Input rows ->
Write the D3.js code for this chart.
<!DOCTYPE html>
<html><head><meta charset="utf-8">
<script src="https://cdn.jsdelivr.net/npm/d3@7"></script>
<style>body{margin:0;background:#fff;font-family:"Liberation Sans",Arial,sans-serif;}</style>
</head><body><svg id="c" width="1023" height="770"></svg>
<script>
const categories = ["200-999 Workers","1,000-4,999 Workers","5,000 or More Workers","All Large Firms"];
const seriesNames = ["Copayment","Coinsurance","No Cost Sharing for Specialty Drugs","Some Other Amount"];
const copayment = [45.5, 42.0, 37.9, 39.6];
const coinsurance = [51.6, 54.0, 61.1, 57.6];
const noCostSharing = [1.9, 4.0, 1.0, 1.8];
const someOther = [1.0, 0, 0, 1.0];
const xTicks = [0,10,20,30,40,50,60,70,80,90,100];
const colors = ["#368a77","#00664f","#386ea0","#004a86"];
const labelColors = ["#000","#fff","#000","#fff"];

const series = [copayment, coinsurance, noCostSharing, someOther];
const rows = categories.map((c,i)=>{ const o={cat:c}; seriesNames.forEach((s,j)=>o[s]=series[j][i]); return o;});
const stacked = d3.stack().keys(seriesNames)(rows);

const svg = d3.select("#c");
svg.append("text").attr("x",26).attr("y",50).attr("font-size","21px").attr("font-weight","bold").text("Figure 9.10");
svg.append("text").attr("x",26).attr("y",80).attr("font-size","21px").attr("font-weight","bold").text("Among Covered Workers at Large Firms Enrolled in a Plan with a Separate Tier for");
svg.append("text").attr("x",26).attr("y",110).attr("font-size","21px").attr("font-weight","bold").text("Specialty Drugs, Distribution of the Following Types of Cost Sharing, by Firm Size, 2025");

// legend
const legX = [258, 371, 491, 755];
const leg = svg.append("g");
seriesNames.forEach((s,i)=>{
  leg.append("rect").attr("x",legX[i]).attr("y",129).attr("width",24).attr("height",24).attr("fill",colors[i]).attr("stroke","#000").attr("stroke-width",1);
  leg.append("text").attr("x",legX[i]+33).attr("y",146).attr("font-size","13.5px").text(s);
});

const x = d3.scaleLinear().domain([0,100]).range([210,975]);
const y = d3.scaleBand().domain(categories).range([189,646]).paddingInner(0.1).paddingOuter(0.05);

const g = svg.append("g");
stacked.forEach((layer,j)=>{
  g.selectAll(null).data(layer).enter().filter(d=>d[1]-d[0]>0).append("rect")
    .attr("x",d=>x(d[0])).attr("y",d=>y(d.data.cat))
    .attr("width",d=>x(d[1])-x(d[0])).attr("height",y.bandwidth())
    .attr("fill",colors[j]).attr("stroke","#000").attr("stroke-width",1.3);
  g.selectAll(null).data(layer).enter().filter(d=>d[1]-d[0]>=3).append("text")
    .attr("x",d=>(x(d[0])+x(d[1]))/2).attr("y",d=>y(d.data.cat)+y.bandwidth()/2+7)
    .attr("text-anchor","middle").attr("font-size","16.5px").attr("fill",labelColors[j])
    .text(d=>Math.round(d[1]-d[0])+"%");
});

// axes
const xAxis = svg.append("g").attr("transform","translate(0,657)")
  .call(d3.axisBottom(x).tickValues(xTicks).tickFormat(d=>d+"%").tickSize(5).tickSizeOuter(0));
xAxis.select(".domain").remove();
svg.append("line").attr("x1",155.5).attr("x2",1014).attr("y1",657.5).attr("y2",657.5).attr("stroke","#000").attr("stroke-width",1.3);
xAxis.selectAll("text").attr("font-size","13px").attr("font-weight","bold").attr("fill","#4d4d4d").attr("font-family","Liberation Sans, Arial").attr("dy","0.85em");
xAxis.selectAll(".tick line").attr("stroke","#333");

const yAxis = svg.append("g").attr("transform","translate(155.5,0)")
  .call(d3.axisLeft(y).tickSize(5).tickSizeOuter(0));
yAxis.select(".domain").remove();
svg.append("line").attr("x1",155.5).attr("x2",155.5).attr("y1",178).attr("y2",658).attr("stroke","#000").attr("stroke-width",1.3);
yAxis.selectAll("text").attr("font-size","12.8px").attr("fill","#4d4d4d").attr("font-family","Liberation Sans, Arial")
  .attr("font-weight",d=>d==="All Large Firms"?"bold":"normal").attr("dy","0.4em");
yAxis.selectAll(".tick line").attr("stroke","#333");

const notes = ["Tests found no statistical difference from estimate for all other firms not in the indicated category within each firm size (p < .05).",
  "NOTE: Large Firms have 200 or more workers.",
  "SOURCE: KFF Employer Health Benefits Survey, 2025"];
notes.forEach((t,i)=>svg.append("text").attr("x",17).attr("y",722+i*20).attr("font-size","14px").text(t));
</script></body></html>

--

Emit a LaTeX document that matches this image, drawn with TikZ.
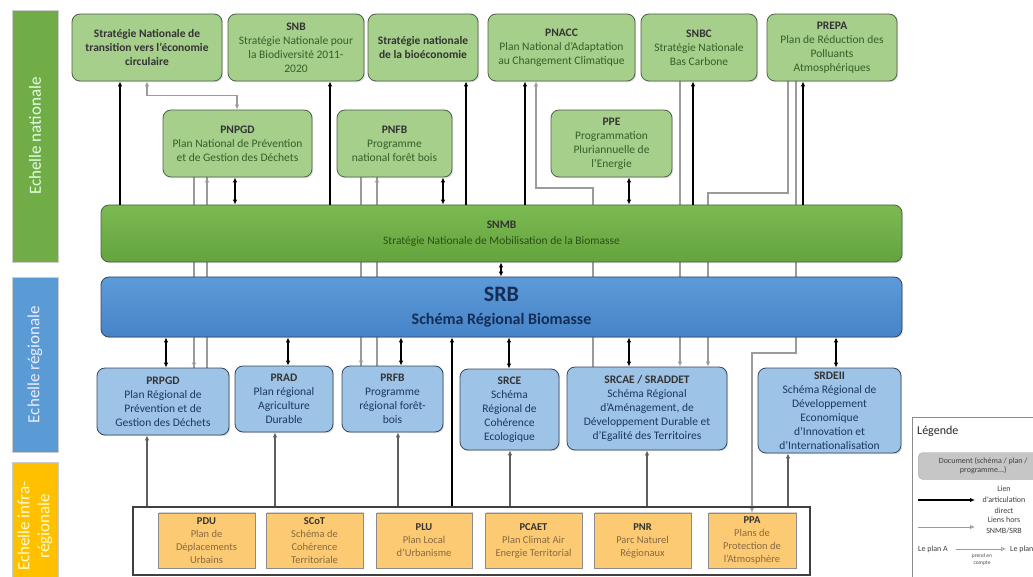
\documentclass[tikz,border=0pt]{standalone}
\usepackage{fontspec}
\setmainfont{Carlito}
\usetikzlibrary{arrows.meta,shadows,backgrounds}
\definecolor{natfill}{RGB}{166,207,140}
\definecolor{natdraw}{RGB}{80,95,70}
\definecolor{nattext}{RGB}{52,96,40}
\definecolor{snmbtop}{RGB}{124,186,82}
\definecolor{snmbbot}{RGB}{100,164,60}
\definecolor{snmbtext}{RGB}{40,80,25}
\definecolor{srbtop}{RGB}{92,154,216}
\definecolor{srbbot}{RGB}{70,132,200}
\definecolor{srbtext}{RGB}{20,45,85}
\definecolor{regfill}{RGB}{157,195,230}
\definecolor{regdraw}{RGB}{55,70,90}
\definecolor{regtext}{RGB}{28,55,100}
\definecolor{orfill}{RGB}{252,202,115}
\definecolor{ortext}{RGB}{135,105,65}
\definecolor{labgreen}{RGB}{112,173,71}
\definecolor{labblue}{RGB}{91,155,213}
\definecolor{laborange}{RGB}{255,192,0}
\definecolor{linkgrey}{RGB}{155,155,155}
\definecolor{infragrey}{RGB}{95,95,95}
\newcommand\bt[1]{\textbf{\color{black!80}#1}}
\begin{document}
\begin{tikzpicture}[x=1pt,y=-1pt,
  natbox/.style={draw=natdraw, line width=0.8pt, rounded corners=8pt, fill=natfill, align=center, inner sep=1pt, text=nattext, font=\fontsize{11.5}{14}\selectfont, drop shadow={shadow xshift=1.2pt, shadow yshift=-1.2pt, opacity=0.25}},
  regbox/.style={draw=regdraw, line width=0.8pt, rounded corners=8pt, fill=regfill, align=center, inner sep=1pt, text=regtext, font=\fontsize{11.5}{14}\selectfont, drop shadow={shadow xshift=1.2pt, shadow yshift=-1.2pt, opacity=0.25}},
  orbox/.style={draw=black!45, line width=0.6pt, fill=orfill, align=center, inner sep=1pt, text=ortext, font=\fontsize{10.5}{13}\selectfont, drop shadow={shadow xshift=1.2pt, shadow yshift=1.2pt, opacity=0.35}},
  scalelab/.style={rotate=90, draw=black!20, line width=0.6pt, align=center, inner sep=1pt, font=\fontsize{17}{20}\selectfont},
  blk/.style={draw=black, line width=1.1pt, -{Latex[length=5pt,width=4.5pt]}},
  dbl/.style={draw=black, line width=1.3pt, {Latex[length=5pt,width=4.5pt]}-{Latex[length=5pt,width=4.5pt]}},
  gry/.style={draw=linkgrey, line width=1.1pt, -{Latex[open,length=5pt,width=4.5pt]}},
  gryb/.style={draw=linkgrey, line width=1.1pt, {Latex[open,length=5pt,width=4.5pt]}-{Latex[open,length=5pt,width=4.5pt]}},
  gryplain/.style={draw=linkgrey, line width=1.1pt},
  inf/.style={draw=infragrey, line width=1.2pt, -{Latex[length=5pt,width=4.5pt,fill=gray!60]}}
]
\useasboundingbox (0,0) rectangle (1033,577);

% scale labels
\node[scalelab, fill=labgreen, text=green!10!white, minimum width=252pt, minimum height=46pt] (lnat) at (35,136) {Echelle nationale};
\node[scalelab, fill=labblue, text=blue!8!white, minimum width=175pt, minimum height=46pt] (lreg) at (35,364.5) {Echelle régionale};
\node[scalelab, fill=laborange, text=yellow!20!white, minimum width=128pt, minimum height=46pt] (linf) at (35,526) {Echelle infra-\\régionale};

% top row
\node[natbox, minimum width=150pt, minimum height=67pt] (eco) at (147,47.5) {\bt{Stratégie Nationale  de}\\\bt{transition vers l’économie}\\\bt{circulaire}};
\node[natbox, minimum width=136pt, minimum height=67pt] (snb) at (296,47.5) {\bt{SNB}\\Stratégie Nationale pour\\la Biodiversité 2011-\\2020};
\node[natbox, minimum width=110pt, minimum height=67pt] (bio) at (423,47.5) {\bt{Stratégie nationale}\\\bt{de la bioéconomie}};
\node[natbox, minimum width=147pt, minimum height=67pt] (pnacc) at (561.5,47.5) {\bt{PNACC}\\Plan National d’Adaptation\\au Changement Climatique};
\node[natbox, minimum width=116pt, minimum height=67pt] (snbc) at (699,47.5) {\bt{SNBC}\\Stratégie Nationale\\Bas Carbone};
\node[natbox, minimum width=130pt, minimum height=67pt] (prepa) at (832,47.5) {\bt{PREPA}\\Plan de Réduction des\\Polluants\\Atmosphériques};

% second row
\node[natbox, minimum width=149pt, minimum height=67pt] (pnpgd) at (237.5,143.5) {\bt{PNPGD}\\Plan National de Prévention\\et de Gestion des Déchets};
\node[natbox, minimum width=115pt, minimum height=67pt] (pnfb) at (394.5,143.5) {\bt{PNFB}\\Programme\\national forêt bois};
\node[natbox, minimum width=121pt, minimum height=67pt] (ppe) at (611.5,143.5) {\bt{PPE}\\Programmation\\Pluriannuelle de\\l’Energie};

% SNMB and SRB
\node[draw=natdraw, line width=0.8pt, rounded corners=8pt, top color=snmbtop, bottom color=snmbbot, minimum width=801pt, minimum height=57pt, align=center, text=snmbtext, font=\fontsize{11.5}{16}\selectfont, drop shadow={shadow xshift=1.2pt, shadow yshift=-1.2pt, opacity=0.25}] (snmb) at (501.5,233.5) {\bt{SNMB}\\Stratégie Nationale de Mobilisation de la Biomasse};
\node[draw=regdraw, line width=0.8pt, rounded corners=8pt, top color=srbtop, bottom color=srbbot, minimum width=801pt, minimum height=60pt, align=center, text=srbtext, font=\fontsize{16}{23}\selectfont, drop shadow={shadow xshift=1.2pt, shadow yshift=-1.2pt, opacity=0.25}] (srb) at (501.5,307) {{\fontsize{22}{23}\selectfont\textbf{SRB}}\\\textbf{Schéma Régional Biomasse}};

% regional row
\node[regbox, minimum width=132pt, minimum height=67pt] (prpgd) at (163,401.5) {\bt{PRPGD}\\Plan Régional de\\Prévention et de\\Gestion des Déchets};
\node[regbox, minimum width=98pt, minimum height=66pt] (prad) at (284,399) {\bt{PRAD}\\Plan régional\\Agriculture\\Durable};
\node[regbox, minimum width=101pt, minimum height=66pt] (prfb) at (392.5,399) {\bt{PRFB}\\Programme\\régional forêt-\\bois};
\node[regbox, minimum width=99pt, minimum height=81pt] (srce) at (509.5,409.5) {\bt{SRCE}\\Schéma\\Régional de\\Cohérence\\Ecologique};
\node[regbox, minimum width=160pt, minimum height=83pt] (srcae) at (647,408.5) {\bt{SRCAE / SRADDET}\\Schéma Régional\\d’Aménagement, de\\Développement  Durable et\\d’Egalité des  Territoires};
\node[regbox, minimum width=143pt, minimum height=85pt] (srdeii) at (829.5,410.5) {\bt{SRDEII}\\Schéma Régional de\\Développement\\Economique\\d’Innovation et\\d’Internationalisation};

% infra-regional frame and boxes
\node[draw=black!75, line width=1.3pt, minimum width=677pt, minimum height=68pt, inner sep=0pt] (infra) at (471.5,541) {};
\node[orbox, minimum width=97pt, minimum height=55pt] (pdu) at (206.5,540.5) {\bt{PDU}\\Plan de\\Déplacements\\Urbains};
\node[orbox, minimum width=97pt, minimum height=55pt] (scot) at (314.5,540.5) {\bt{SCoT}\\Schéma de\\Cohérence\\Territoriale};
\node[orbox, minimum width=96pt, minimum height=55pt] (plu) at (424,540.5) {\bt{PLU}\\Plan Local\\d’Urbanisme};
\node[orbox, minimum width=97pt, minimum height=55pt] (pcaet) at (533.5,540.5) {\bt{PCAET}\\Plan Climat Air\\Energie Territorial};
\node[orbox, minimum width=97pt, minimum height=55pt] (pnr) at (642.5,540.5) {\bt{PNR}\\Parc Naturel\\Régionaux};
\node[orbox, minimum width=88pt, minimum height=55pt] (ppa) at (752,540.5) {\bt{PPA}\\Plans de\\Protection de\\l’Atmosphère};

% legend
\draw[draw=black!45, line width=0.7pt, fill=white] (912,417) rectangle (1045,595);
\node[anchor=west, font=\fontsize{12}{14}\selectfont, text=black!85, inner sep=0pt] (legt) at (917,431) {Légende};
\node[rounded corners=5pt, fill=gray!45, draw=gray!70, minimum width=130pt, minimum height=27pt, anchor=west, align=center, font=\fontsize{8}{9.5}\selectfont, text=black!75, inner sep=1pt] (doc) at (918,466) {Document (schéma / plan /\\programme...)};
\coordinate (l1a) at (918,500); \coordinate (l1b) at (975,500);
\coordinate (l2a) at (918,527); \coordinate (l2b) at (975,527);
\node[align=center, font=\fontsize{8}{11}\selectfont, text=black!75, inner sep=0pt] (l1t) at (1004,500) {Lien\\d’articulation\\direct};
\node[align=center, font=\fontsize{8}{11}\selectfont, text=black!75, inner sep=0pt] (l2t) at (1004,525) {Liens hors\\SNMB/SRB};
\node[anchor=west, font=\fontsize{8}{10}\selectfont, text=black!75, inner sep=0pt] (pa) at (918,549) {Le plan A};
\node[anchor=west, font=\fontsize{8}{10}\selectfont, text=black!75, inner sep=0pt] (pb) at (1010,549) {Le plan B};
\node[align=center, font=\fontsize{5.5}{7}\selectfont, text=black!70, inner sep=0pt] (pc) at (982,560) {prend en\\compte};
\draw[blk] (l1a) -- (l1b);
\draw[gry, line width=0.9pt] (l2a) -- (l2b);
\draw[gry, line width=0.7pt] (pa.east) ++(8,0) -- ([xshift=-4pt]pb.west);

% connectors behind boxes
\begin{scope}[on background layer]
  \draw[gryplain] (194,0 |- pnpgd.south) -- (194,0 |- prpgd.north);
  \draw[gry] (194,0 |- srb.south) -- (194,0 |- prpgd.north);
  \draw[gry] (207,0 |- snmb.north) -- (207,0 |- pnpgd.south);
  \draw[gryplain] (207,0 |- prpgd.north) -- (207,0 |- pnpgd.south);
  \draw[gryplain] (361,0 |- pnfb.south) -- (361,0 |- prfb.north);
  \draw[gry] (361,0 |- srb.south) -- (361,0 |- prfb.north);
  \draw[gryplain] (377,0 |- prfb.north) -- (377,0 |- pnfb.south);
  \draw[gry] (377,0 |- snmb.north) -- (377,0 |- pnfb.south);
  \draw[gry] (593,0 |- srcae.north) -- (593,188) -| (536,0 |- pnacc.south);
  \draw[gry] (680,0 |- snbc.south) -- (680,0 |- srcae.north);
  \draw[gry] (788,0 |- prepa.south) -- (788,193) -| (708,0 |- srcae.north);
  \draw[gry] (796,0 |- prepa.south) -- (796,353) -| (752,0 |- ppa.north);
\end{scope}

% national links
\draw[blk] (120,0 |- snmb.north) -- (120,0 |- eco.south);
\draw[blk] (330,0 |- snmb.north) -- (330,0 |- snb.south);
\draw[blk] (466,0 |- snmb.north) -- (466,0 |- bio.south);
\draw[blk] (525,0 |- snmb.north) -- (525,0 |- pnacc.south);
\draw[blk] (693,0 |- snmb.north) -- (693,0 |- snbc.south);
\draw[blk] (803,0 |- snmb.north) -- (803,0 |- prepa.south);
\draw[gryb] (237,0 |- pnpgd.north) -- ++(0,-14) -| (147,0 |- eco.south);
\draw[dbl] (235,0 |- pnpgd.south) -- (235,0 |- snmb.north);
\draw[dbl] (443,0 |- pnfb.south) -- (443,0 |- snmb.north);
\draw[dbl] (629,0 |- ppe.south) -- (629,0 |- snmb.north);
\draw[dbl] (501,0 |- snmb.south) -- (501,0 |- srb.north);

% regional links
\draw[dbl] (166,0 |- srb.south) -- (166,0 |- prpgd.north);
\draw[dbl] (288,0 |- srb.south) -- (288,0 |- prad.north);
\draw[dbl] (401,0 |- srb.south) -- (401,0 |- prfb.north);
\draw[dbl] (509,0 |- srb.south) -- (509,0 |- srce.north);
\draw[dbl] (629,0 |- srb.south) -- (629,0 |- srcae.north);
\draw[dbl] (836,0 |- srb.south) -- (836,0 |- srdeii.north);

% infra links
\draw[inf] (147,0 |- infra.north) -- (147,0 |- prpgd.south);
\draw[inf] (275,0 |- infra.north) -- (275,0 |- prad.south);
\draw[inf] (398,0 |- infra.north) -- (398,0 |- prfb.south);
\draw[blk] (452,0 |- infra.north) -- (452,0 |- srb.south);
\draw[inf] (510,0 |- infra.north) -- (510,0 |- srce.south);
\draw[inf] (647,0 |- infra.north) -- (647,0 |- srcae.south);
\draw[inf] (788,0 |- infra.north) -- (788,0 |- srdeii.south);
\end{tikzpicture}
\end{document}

Directions ->
Write out, exactly as they stand, the lines from the one containing "Write the D3.js code for this chart." through the one containing "const stacked = d3.stack().keys(seriesNames)(rows);", both ends included.

Answer to the exercise ->
Write the D3.js code for this chart.
<!DOCTYPE html>
<html><head><meta charset="utf-8">
<script src="https://cdn.jsdelivr.net/npm/d3@7"></script>
<style>body{margin:0;background:#fff;font-family:"Liberation Sans",Arial,sans-serif;}</style>
</head><body><svg id="c" width="1023" height="770"></svg>
<script>
const categories = ["200-999 Workers","1,000-4,999 Workers","5,000 or More Workers","All Large Firms"];
const seriesNames = ["Copayment","Coinsurance","No Cost Sharing for Specialty Drugs","Some Other Amount"];
const copayment = [45.5, 42.0, 37.9, 39.6];
const coinsurance = [51.6, 54.0, 61.1, 57.6];
const noCostSharing = [1.9, 4.0, 1.0, 1.8];
const someOther = [1.0, 0, 0, 1.0];
const xTicks = [0,10,20,30,40,50,60,70,80,90,100];
const colors = ["#368a77","#00664f","#386ea0","#004a86"];
const labelColors = ["#000","#fff","#000","#fff"];

const series = [copayment, coinsurance, noCostSharing, someOther];
const rows = categories.map((c,i)=>{ const o={cat:c}; seriesNames.forEach((s,j)=>o[s]=series[j][i]); return o;});
const stacked = d3.stack().keys(seriesNames)(rows);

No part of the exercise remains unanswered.